Data records
__________________________________________________
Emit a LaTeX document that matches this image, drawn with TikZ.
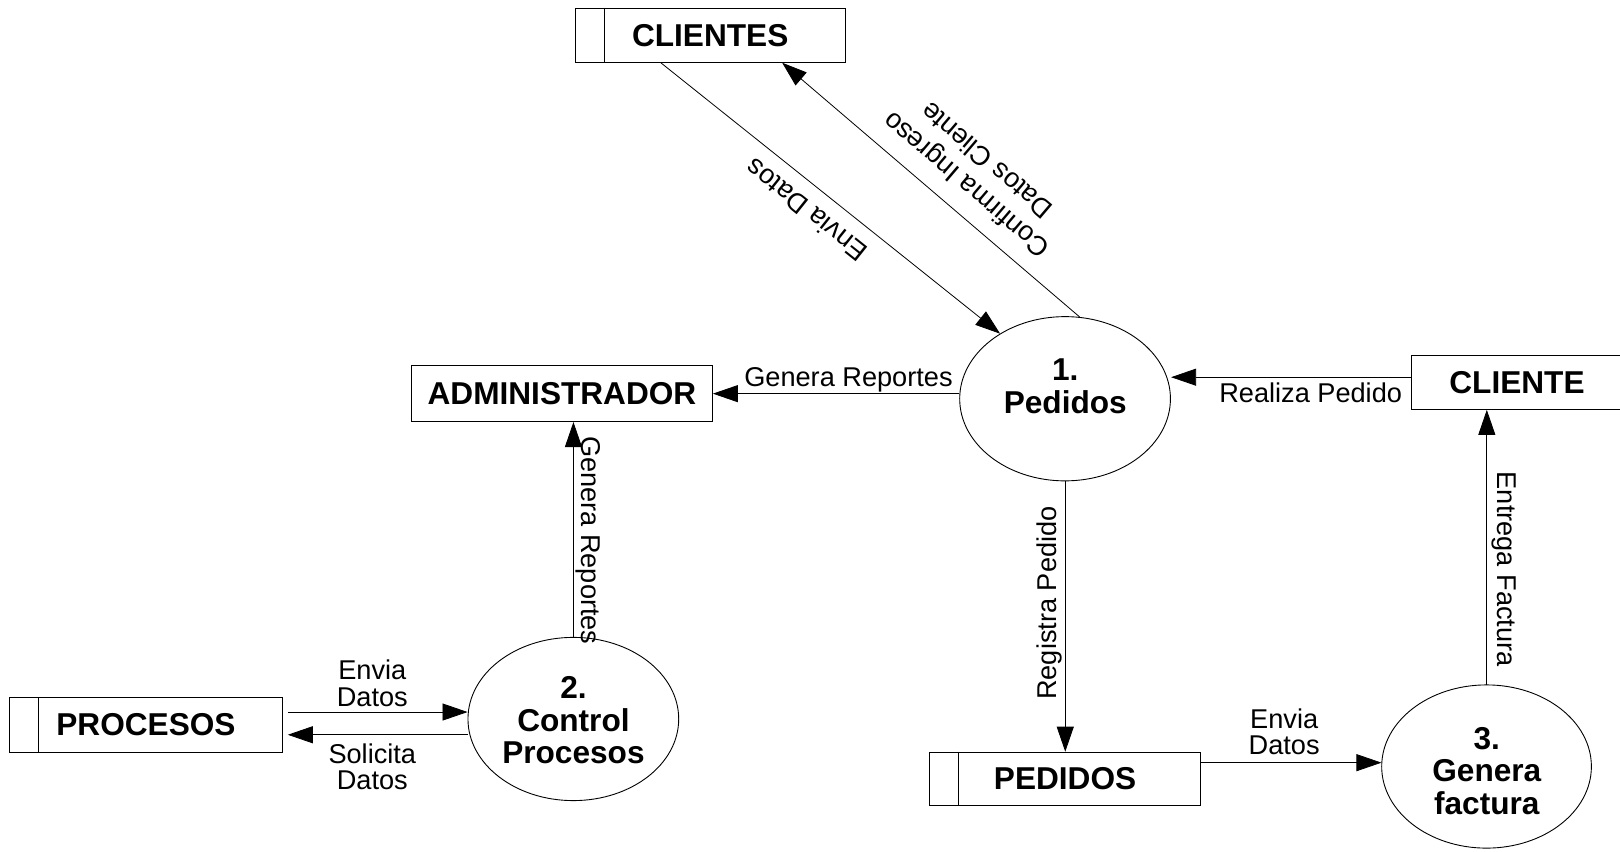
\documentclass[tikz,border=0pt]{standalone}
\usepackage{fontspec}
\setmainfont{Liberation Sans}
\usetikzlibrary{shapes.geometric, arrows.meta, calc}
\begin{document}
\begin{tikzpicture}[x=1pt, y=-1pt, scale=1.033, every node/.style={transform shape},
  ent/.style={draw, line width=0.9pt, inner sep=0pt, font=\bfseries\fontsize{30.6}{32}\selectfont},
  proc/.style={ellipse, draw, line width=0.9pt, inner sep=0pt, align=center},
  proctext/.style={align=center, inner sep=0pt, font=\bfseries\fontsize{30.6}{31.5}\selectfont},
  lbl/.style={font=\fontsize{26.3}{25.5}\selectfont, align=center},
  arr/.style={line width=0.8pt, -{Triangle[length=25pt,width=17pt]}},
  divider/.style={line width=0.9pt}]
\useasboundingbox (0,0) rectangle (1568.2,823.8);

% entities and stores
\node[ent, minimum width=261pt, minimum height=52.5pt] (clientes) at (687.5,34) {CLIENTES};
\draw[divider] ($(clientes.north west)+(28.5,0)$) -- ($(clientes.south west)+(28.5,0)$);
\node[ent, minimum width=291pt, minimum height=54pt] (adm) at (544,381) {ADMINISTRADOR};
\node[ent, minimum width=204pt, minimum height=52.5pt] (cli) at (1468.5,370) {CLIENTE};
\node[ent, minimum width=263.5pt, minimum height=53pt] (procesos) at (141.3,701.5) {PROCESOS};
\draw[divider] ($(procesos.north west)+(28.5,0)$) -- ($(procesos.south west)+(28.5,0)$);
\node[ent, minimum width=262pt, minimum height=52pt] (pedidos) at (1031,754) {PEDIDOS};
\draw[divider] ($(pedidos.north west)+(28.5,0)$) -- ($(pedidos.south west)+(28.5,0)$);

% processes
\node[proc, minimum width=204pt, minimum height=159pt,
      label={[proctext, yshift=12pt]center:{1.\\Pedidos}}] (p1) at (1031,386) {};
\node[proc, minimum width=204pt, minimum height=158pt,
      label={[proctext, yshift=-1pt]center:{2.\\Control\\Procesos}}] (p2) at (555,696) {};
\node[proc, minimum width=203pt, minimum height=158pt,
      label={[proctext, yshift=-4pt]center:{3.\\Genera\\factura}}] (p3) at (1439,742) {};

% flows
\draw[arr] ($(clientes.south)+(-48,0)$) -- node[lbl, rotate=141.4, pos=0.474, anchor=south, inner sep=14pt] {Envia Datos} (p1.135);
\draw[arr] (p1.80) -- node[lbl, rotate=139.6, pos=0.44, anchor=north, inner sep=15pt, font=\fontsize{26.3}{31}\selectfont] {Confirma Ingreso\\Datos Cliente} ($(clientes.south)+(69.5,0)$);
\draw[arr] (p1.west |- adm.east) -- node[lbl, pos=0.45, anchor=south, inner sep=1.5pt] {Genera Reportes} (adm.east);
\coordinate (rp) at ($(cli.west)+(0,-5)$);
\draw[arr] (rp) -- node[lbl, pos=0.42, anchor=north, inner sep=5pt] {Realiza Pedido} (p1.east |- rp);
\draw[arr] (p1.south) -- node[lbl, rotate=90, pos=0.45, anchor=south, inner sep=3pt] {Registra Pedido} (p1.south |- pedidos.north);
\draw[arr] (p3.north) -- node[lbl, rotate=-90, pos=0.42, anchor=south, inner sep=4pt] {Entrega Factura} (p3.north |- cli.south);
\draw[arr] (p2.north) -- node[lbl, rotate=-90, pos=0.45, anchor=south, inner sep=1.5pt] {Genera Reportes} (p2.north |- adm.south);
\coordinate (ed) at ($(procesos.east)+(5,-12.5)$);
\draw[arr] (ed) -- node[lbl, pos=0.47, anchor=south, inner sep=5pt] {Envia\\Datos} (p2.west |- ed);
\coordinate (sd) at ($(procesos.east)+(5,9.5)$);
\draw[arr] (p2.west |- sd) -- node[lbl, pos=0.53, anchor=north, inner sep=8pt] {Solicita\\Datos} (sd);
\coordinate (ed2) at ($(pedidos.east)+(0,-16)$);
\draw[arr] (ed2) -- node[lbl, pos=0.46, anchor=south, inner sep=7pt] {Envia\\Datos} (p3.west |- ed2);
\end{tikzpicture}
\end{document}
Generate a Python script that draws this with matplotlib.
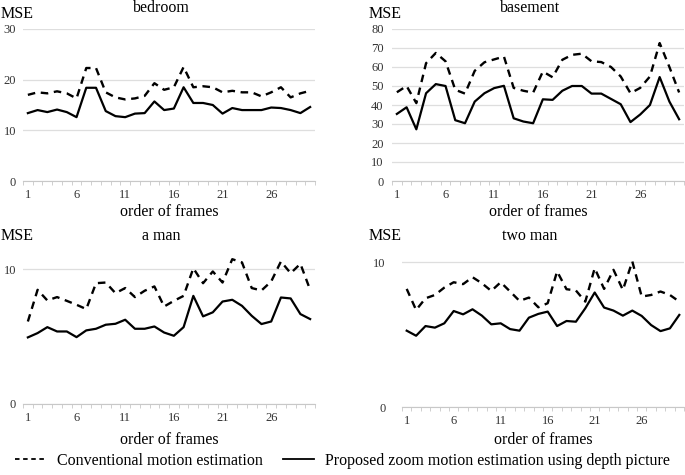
__________________________________________________
What you will do
Reproduce every record above exactly, omitting the pictures.

Output
Emit a LaTeX document that matches this image, drawn with TikZ.
\documentclass[tikz,border=0pt]{standalone}
\usepackage{fontspec}
\setmainfont{Liberation Sans}
\usetikzlibrary{shapes.geometric, arrows.meta, calc}
\begin{document}
\begin{tikzpicture}[x=1pt, y=-1pt, scale=1.033, every node/.style={transform shape},
  ent/.style={draw, line width=0.9pt, inner sep=0pt, font=\bfseries\fontsize{30.6}{32}\selectfont},
  proc/.style={ellipse, draw, line width=0.9pt, inner sep=0pt, align=center},
  proctext/.style={align=center, inner sep=0pt, font=\bfseries\fontsize{30.6}{31.5}\selectfont},
  lbl/.style={font=\fontsize{26.3}{25.5}\selectfont, align=center},
  arr/.style={line width=0.8pt, -{Triangle[length=25pt,width=17pt]}},
  divider/.style={line width=0.9pt}]
\useasboundingbox (0,0) rectangle (1568.2,823.8);

% entities and stores
\node[ent, minimum width=261pt, minimum height=52.5pt] (clientes) at (687.5,34) {CLIENTES};
\draw[divider] ($(clientes.north west)+(28.5,0)$) -- ($(clientes.south west)+(28.5,0)$);
\node[ent, minimum width=291pt, minimum height=54pt] (adm) at (544,381) {ADMINISTRADOR};
\node[ent, minimum width=204pt, minimum height=52.5pt] (cli) at (1468.5,370) {CLIENTE};
\node[ent, minimum width=263.5pt, minimum height=53pt] (procesos) at (141.3,701.5) {PROCESOS};
\draw[divider] ($(procesos.north west)+(28.5,0)$) -- ($(procesos.south west)+(28.5,0)$);
\node[ent, minimum width=262pt, minimum height=52pt] (pedidos) at (1031,754) {PEDIDOS};
\draw[divider] ($(pedidos.north west)+(28.5,0)$) -- ($(pedidos.south west)+(28.5,0)$);

% processes
\node[proc, minimum width=204pt, minimum height=159pt,
      label={[proctext, yshift=12pt]center:{1.\\Pedidos}}] (p1) at (1031,386) {};
\node[proc, minimum width=204pt, minimum height=158pt,
      label={[proctext, yshift=-1pt]center:{2.\\Control\\Procesos}}] (p2) at (555,696) {};
\node[proc, minimum width=203pt, minimum height=158pt,
      label={[proctext, yshift=-4pt]center:{3.\\Genera\\factura}}] (p3) at (1439,742) {};

% flows
\draw[arr] ($(clientes.south)+(-48,0)$) -- node[lbl, rotate=141.4, pos=0.474, anchor=south, inner sep=14pt] {Envia Datos} (p1.135);
\draw[arr] (p1.80) -- node[lbl, rotate=139.6, pos=0.44, anchor=north, inner sep=15pt, font=\fontsize{26.3}{31}\selectfont] {Confirma Ingreso\\Datos Cliente} ($(clientes.south)+(69.5,0)$);
\draw[arr] (p1.west |- adm.east) -- node[lbl, pos=0.45, anchor=south, inner sep=1.5pt] {Genera Reportes} (adm.east);
\coordinate (rp) at ($(cli.west)+(0,-5)$);
\draw[arr] (rp) -- node[lbl, pos=0.42, anchor=north, inner sep=5pt] {Realiza Pedido} (p1.east |- rp);
\draw[arr] (p1.south) -- node[lbl, rotate=90, pos=0.45, anchor=south, inner sep=3pt] {Registra Pedido} (p1.south |- pedidos.north);
\draw[arr] (p3.north) -- node[lbl, rotate=-90, pos=0.42, anchor=south, inner sep=4pt] {Entrega Factura} (p3.north |- cli.south);
\draw[arr] (p2.north) -- node[lbl, rotate=-90, pos=0.45, anchor=south, inner sep=1.5pt] {Genera Reportes} (p2.north |- adm.south);
\coordinate (ed) at ($(procesos.east)+(5,-12.5)$);
\draw[arr] (ed) -- node[lbl, pos=0.47, anchor=south, inner sep=5pt] {Envia\\Datos} (p2.west |- ed);
\coordinate (sd) at ($(procesos.east)+(5,9.5)$);
\draw[arr] (p2.west |- sd) -- node[lbl, pos=0.53, anchor=north, inner sep=8pt] {Solicita\\Datos} (sd);
\coordinate (ed2) at ($(pedidos.east)+(0,-16)$);
\draw[arr] (ed2) -- node[lbl, pos=0.46, anchor=south, inner sep=7pt] {Envia\\Datos} (p3.west |- ed2);
\end{tikzpicture}
\end{document}
Generate a Python script that draws this with matplotlib.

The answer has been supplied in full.